Trusts, similar to wills, are widely used documents that instruct distribution of property. But when it comes to who manages the trust, there is a significant decision to be made. According to John Handy of Commerce Trust Company, there are two types of trustees. “Individual trustees can be a son, daughter or any individual, and corporate trustees, which are usually banks or independent trust companies, serve in a fiduciary role to distribute, monitor and manage assets.”
Maurice Quiroga of PNC Wealth Management indicates that the role of a corporate trustee is to help families and individuals build, manage and protect their wealth once the assets are placed in the name of a trust. However, in recent years, he says the use of corporate trusts has declined.
“We’ve seen a tremendous amount of wealth evaporate during this great recession that we just went through,” Quiroga notes. “Much of this loss, in my opinion, could have been prevented had high-networth individuals and families placed their assets in trust with a corporate trustee. Corporate trustees have a very unique duty of loyalty to their beneficiaries and those who they serve, and some of the investment choices that individuals made during this great recession caused many people to lose wealth. Trust companies would not have made these similar investment decisions and would have helped preserve more wealth to high-net-worth families.”

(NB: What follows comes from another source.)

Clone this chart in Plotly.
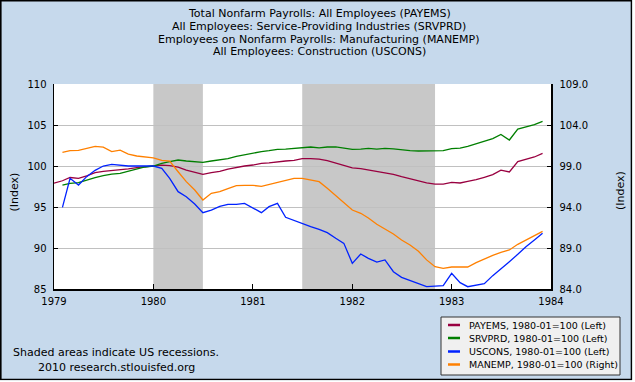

Why not use a corporate trustee? Quiroga believes there are two reasons: “There’s the fear of loss of control—if they name an entity as trustee, they may not do things the way their family member(s) did. Also, people think trust companies are expensive, but when they analyze what a corporate trustee charges, it’s typically 10 basis points more expensive than the average investment manager. When you factor in everything corporate trustees do: the liability, safeguarding of assets, objectivity, the partnership, and the expertise that they bring, it is absolutely worth it.”
Handy notes that maintaining good family relationships can justify having a corporate trustee in place. “With a corporate trustee, you don’t typically pit family members against each other on some of these financial issues that can come up with distribution of property,” he says. “Basically, the corporate trustee works through the issues instead, and that helps with family harmony.” Handy adds that a corporate trustee has a level of impartiality and objectivity while administering the trust according to the provisions of the document. “Something we stress is having co-trustees, meaning that the bank is a co-trustee, along with an individual trustee—it’s really the best of both worlds with the individual perspective, as well as the expertise of a corporate trustee.”
Quiroga considers this year a unique situation for re-evaluating trusts and other types of bequests. “Here we are in May 2011 with less than 7 months to take advantage of the current tax laws that allow the transfer of wealth to our family members because the tax laws are going to change Dec. 31,” he explains. “If you take advantage of these laws and the ability to gift more than $5.1 million per individual, a corporate trustee can help oversee those assets. But on Jan. 1, 2013, we revert back to a $1 million redemption, which is where we were 14 years ago.” Quiroga’s advice? “Hire the most competent trust company adviser you can, learn what a corporate trustee does and maximize everything they can do for you.”